As shown in Figure 15, it begins with serial data acquisition, where measurements include anchor IDs, RSSI, temperature, and humidity, SQI, PQI, and Txp. After acquisition, data cleaning is performed to remove invalid or duplicate entries and ensure data consistency. Subsequently, the trained model from the offline phase is applied to estimate the distances between the tag and the available anchors based on signal characteristics. The floor level is inferred by comparing the RSSI values measured across different floors. Since the system operates at a transmission power of $0\mathrm{dBm}$ and covers multiple floors, the set of selected anchors may occasionally include anchors deployed on both floors, making direct floor identification based on anchor IDs unreliable. To resolve this ambiguity, the floor decision is performed by comparing the maximum RSSI values observed on each floor. The floor associated with the highest received signal strength is selected as the target floor. Once the floor is determined and measurements from at least three real anchors on the selected floor are available, the tag position is computed using trilateration, and the localization accuracy is subsequently evaluated. In cases where fewer than three real anchors are detected, virtual anchors are introduced. Their features and distances are predicted using the trained models, and they are combined with real anchors to enable reliable position estimation through multilateration. This phase differs from the offline phase because no model training or comparison is performed. The focus is on testing the selected model with incoming data to enable continuous and adaptive localization.

6. Results and Discussion

This study presents a comprehensive comparison of different machine learning models based on both error metrics and processing time. To minimize localization latency, multiple comparisons were conducted in the offline phase by varying the number of virtual anchors, aiming to identify the optimal model configuration for each grid architecture. This section also provides detailed insights into the performance of the system under realistic scenarios, demonstrating its potential for practical deployment.

We used performance measures for evaluation, including RMSE, MAE, and R², to evaluate and characterize the effectiveness of our models. RMSE quantifies the average magnitude of prediction errors [45], while MAE represents the average of the absolute differences between predicted and actual values [46]. The coefficient of determination, R², measures the proportion of variance in the dependent variable explained by the independent variables and ranges from 0 to 1. The mathematical definitions of RMSE, MAE, and R² are provided in Equations (17), (18), and (19), respectively.

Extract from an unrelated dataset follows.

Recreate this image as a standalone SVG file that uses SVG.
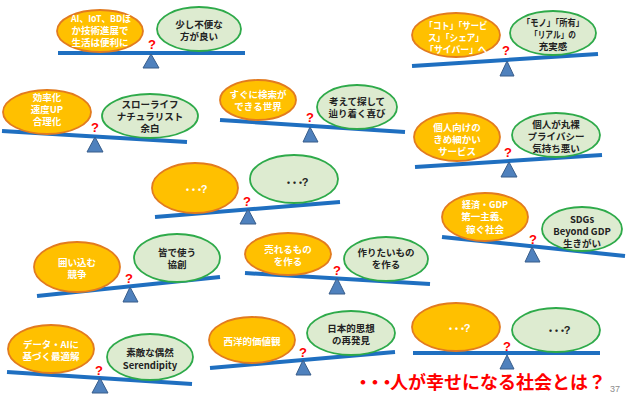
<svg xmlns="http://www.w3.org/2000/svg" width="628" height="403" viewBox="0 0 628 403">
  <style>
    .o { fill: #FFC000; stroke: #E27B1F; stroke-width: 1.8; }
    .g { fill: #DDEBD0; stroke: #2EAA4A; stroke-width: 1.8; }
    .beam { stroke: #1F6FC0; stroke-width: 4; fill: none; }
    .ful { fill: #4F81BD; stroke: #385D8A; stroke-width: 1; }
    .q { font-family: "Liberation Sans", Arial, sans-serif; font-weight: bold; font-size: 13px; fill: #FF0000; text-anchor: middle; }
    .t { font-family: "Noto Sans CJK JP", "Liberation Sans", sans-serif; font-weight: bold; font-size: 9.5px; text-anchor: middle; }
    .tw { fill: #FFFFFF; }
    .tb { fill: #222222; }
    .dots { letter-spacing: -3.5px; }
    .qm { font-family: "Liberation Sans", Arial, sans-serif; font-size: 11px; }
    .big { font-family: "Noto Sans CJK JP", "Liberation Sans", sans-serif; font-weight: bold; font-size: 18px; fill: #FF0000; }
    .bigdots { letter-spacing: -6px; }
    .pg { font-family: "Liberation Sans", Arial, sans-serif; font-size: 9px; fill: #8C8C8C; }
  </style>

  <!-- balance connectors: beams and fulcrums -->
  <g id="connectors">
    <line class="beam" x1="58" y1="53" x2="245" y2="53"/>
    <polygon class="ful" points="151,54 143,68 159,68"/>
    <line class="beam" x1="412" y1="66" x2="598" y2="54"/>
    <polygon class="ful" points="507,61 500,76 514,76"/>
    <line class="beam" x1="2" y1="131" x2="187" y2="142"/>
    <polygon class="ful" points="95,137 87,152 103,152"/>
    <line class="beam" x1="220" y1="120" x2="405" y2="132"/>
    <polygon class="ful" points="310,127 303,142 318,142"/>
    <line class="beam" x1="415" y1="167" x2="602" y2="155"/>
    <polygon class="ful" points="509,162 501,177 517,177"/>
    <line class="beam" x1="155" y1="217" x2="340" y2="202"/>
    <polygon class="ful" points="248,209 240,224 256,224"/>
    <line class="beam" x1="442" y1="237" x2="625" y2="256"/>
    <polygon class="ful" points="532,247 525,262 540,262"/>
    <line class="beam" x1="37" y1="296" x2="220" y2="277"/>
    <polygon class="ful" points="130,287 123,302 138,302"/>
    <line class="beam" x1="245" y1="273" x2="430" y2="284"/>
    <polygon class="ful" points="337,278 329,294 345,294"/>
    <line class="beam" x1="7" y1="372" x2="192" y2="384"/>
    <polygon class="ful" points="100,378 92,393 108,393"/>
    <line class="beam" x1="210" y1="368" x2="395" y2="352"/>
    <polygon class="ful" points="303,360 296,375 311,375"/>
    <line class="beam" x1="413" y1="353" x2="600" y2="353"/>
    <polygon class="ful" points="507,355 500,369 514,369"/>
  </g>

  <!-- question marks on each balance -->
  <g id="marks">
    <text class="q" x="152" y="49">?</text>
    <text class="q" x="506" y="55">?</text>
    <text class="q" x="95" y="132">?</text>
    <text class="q" x="310" y="122">?</text>
    <text class="q" x="508" y="157">?</text>
    <text class="q" x="247" y="206">?</text>
    <text class="q" x="533" y="244">?</text>
    <text class="q" x="129" y="283">?</text>
    <text class="q" x="337" y="275">?</text>
    <text class="q" x="99" y="375">?</text>
    <text class="q" x="303" y="357">?</text>
    <text class="q" x="507" y="351">?</text>
  </g>

  <g id="n1a">
    <ellipse class="o" cx="100" cy="31" rx="43" ry="21"/>
    <text class="t tw" x="101" y="22" textLength="60" lengthAdjust="spacingAndGlyphs">AI、IoT、BDほ</text>
    <text class="t tw" x="100" y="34">か技術進展で</text>
    <text class="t tw" x="100" y="46">生活は便利に</text>
  </g>
  <g id="n1b">
    <ellipse class="g" cx="199" cy="29" rx="42" ry="22"/>
    <text class="t tb" x="199" y="28">少し不便な</text>
    <text class="t tb" x="199" y="40">方が良い</text>
  </g>

  <g id="n2a">
    <ellipse class="o" cx="456" cy="35" rx="44" ry="22"/>
    <text class="t tw" x="456" y="29" textLength="63" lengthAdjust="spacingAndGlyphs">「コト」「サービ</text>
    <text class="t tw" x="456" y="41" textLength="56" lengthAdjust="spacingAndGlyphs">ス」「シェア」</text>
    <text class="t tw" x="456" y="53" textLength="62" lengthAdjust="spacingAndGlyphs">「サイバー」へ</text>
  </g>
  <g id="n2b">
    <ellipse class="g" cx="553" cy="33" rx="43" ry="22"/>
    <text class="t tb" x="553" y="26" textLength="62" lengthAdjust="spacingAndGlyphs">「モノ」「所有」</text>
    <text class="t tb" x="553" y="38" textLength="46" lengthAdjust="spacingAndGlyphs">「リアル」の</text>
    <text class="t tb" x="553" y="50">充実感</text>
  </g>

  <g id="n3a">
    <ellipse class="o" cx="47" cy="112" rx="44" ry="22"/>
    <text class="t tw" x="47" y="101">効率化</text>
    <text class="t tw" x="47" y="113">速度UP</text>
    <text class="t tw" x="47" y="125">合理化</text>
  </g>
  <g id="n3b">
    <ellipse class="g" cx="150" cy="116" rx="48" ry="22"/>
    <text class="t tb" x="150" y="108">スローライフ</text>
    <text class="t tb" x="150" y="120">ナチュラリスト</text>
    <text class="t tb" x="150" y="132">余白</text>
  </g>

  <g id="n4a">
    <ellipse class="o" cx="258" cy="100" rx="38" ry="20"/>
    <text class="t tw" x="258" y="98">すぐに検索が</text>
    <text class="t tw" x="258" y="110">できる世界</text>
  </g>
  <g id="n4b">
    <ellipse class="g" cx="357" cy="107" rx="40" ry="22"/>
    <text class="t tb" x="357" y="105">考えて探して</text>
    <text class="t tb" x="357" y="117">辿り着く喜び</text>
  </g>

  <g id="n5a">
    <ellipse class="o" cx="457" cy="137" rx="43" ry="24"/>
    <text class="t tw" x="457" y="131">個人向けの</text>
    <text class="t tw" x="457" y="143">きめ細かい</text>
    <text class="t tw" x="457" y="155">サービス</text>
  </g>
  <g id="n5b">
    <ellipse class="g" cx="556" cy="135" rx="44" ry="22"/>
    <text class="t tb" x="556" y="128">個人が丸裸</text>
    <text class="t tb" x="556" y="140">プライバシー</text>
    <text class="t tb" x="556" y="152">気持ち悪い</text>
  </g>

  <g id="n6a">
    <ellipse class="o" cx="195" cy="188" rx="43" ry="25"/>
    <text class="t tw" x="195" y="193"><tspan class="dots">・・・</tspan><tspan class="qm">?</tspan></text>
  </g>
  <g id="n6b">
    <ellipse class="g" cx="294" cy="179" rx="44" ry="24"/>
    <text class="t tb" x="296" y="186"><tspan class="dots">・・・</tspan><tspan class="qm">?</tspan></text>
  </g>

  <g id="n7a">
    <ellipse class="o" cx="485" cy="217" rx="43" ry="24"/>
    <text class="t tw" x="485" y="208" textLength="46" lengthAdjust="spacingAndGlyphs">経済・GDP</text>
    <text class="t tw" x="485" y="220">第一主義、</text>
    <text class="t tw" x="485" y="233">稼ぐ社会</text>
  </g>
  <g id="n7b">
    <ellipse class="g" cx="582" cy="229" rx="40" ry="22"/>
    <text class="t tb" x="582" y="223">SDGs</text>
    <text class="t tb" x="582" y="235">Beyond GDP</text>
    <text class="t tb" x="582" y="247">生きがい</text>
  </g>

  <g id="n8a">
    <ellipse class="o" cx="77" cy="267" rx="43" ry="25"/>
    <text class="t tw" x="77" y="266">囲い込む</text>
    <text class="t tw" x="77" y="278">競争</text>
  </g>
  <g id="n8b">
    <ellipse class="g" cx="177" cy="258" rx="43" ry="24"/>
    <text class="t tb" x="177" y="256">皆で使う</text>
    <text class="t tb" x="177" y="268">協創</text>
  </g>

  <g id="n9a">
    <ellipse class="o" cx="288" cy="254" rx="43" ry="21"/>
    <text class="t tw" x="288" y="253">売れるもの</text>
    <text class="t tw" x="288" y="265">を作る</text>
  </g>
  <g id="n9b">
    <ellipse class="g" cx="386" cy="259" rx="42" ry="22"/>
    <text class="t tb" x="386" y="256">作りたいもの</text>
    <text class="t tb" x="386" y="268">を作る</text>
  </g>

  <g id="n10a">
    <ellipse class="o" cx="51" cy="349" rx="43" ry="24"/>
    <text class="t tw" x="51" y="348" textLength="56" lengthAdjust="spacingAndGlyphs">データ・AIに</text>
    <text class="t tw" x="51" y="360">基づく最適解</text>
  </g>
  <g id="n10b">
    <ellipse class="g" cx="150" cy="357" rx="43" ry="23"/>
    <text class="t tb" x="150" y="356">素敵な偶然</text>
    <text class="t tb" x="150" y="369">Serendipity</text>
  </g>

  <g id="n11a">
    <ellipse class="o" cx="252" cy="340" rx="43" ry="23"/>
    <text class="t tw" x="252" y="345">西洋的価値観</text>
  </g>
  <g id="n11b">
    <ellipse class="g" cx="351" cy="333" rx="44" ry="22"/>
    <text class="t tb" x="351" y="332">日本的思想</text>
    <text class="t tb" x="351" y="344">の再発見</text>
  </g>

  <g id="n12a">
    <ellipse class="o" cx="456" cy="327" rx="44" ry="24"/>
    <text class="t tw" x="458" y="332"><tspan class="dots">・・・</tspan><tspan class="qm">?</tspan></text>
  </g>
  <g id="n12b">
    <ellipse class="g" cx="556" cy="330" rx="44" ry="22"/>
    <text class="t tb" x="558" y="334"><tspan class="dots">・・・</tspan><tspan class="qm">?</tspan></text>
  </g>

  <text class="big" x="354" y="389"><tspan class="bigdots">・・・</tspan>人が幸せになる社会とは？</text>
  <text class="pg" x="610" y="392">37</text>
</svg>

$$\mathrm{RMSE}=\sqrt{{\displaystyle \frac{1}{n}}\sum _{i=1}^n{(y_i-{\widehat{y}}_i)}^2}$$

(17)

$$\mathrm{MAE}={\displaystyle \frac{1}{n}}\sum _{i=1}^n\left|y_i-{\widehat{y}}_i\right|$$

(18)

$$R^2=1-{\displaystyle \frac{{\sum }_{i=1}^n{(y_i-{\widehat{y}}_i)}^2}{{\sum }_{i=1}^n{(y_i-\overline{y})}^2}}$$

(19)

where y_i represents the observed (actual) value for each respective data point i. Additionally, ${\widehat{y}}_i$ signifies the predicted value associated with each data point i. $\overline{y}$ is the average of all the observed target values.

6.1. Prediction of Virtual Anchors

For each network architecture, all anchors are assigned predefined coordinates together with a unique numerical identifier. In the experimental setup, two physical anchors are deployed on the first floor (IDs 2 and 3), while two physical anchors are installed on the second floor (IDs 4 and 5). Virtual anchors (VA) are progressively introduced to enhance spatial coverage and increase measurement density.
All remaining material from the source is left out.